Retirement, Death, Disability. If a Participant’s employment is terminated because of retirement, death or disability, any Option held by the Participant shall remain outstanding and vest or become exercisable according to the
Option’s original terms. 
 4. Limited Interest. 
 a. The grant of the Option shall not be construed as giving Participant any interest other than as provided in this Agreement. 
 b. Participant shall have no rights as a Unit holder as a result of the grant of the Option, until the Option is exercised, the exercise price is paid, and the Units issued thereunder. 
 c.
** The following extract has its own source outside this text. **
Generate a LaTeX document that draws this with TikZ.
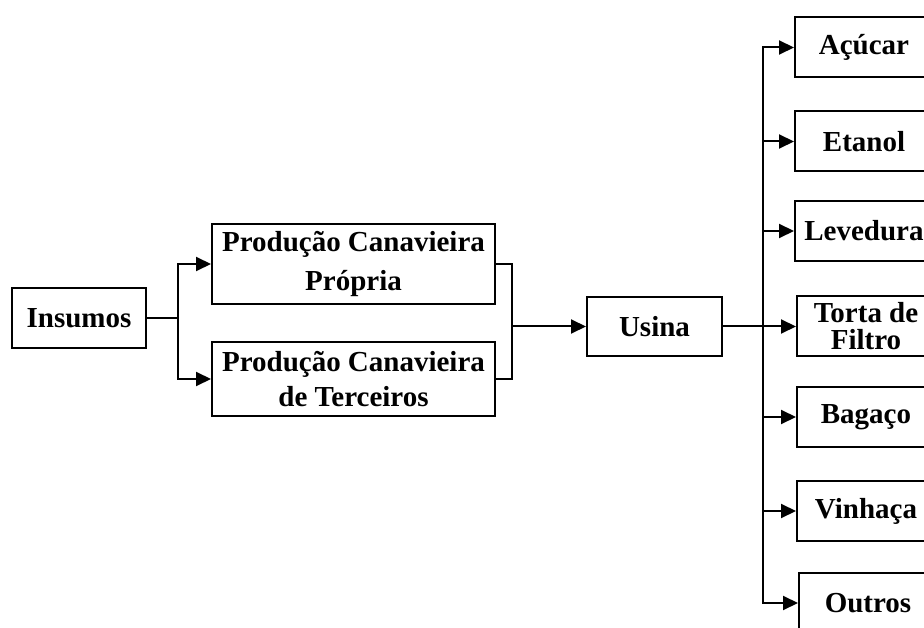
\documentclass[tikz,border=0pt]{standalone}
\usepackage{fontspec}
\setmainfont{Liberation Serif}
\usetikzlibrary{arrows.meta}
\tikzset{
  box/.style={draw=black, line width=2pt, fill=white, inner sep=0pt, align=center,
    font=\fontsize{29}{36}\selectfont\bfseries},
  outbox/.style={box, minimum width=138pt, minimum height=60pt},
  link/.style={draw=black, line width=2pt},
  arr/.style={link, -{Triangle[length=15pt,width=14pt]}}
}
\begin{document}
\begin{tikzpicture}[x=1pt,y=-1pt]
\useasboundingbox (0,0) rectangle (924,628);
\clip (0,0) rectangle (924,628);
\fill[white] (0,0) rectangle (924,628);
% nodes
\node[box, minimum width=134pt, minimum height=60pt] (ins) at (79,318) {Insumos};
\node[box, minimum width=283pt, minimum height=80pt, font=\fontsize{29}{39}\selectfont\bfseries] (p1) at (353.5,264) {Produção Canavieira\\Própria};
\node[box, minimum width=283pt, minimum height=74pt, font=\fontsize{29}{35}\selectfont\bfseries] (p2) at (353.5,379) {Produção Canavieira\\de Terceiros};
\node[box, minimum width=135pt, minimum height=59pt] (usina) at (654.5,326.5) {Usina};
\node[outbox] (acu) at (864,47.5) {Açúcar};
\node[outbox] (eta) at (864,141.5) {Etanol};
\node[outbox] (lev) at (864,231) {Levedura};
\node[outbox, font=\fontsize{29}{27}\selectfont\bfseries] (tor) at (866,326.5) {Torta de\\Filtro};
\node[outbox] (bag) at (866,417) {Bagaço};
\node[outbox] (vin) at (866,511) {Vinhaça};
\node[outbox] (out) at (868,603) {Outros};
% junctions
\coordinate (j1) at (178,318);
\coordinate (j2) at (512,326.5);
\coordinate (j3) at (763,326.5);
% connectors
\draw[link] (ins.east) -- (j1);
\draw[arr] (j1) |- (p1.west);
\draw[arr] (j1) |- (p2.west);
\draw[link] (p1.east) -| (j2) |- (p2.east);
\draw[arr] (j2) -- (usina.west);
\draw[arr] (usina.east) -- (tor.west);
\foreach \n in {acu,eta,lev,bag,vin,out}{
  \draw[arr] (j3) |- (\n.west);
}
\end{tikzpicture}
\end{document}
The grant of the Option shall not affect in any way the right or power of the Company to make or authorize any or all adjustments, recapitalizations,
reorganizations, or other changes in the Company’s or the Partnership’s capital structure or its business, or any merger, consolidation or business combination of the Company or the Partnership’s, or any issuance or modification of
any term, condition, or covenant of any bond, debenture, debt, preferred stock or other instrument ahead of or affecting the Units or the rights of the holders thereof, or the dissolution or liquidation of the Company or the Partnership, or any sale
or transfer of all or any part of its assets or business or any other act or proceeding of the Company or the Partnership, whether of a similar character or otherwise. 
 5. Incorporation by Reference. The terms of the Plan, as amended, to the extent not stated herein are expressly incorporated herein by reference and in the event of any conflict between this Agreement and the
Plan, the Plan shall govern. 

 6. Direct Registration. Participant agrees that in lieu of stock certificates, any Units issuable
in connection with the exercise of the Options may be issued in uncertificated form pursuant to the Direct Registration Service of the Partnership’s transfer agent.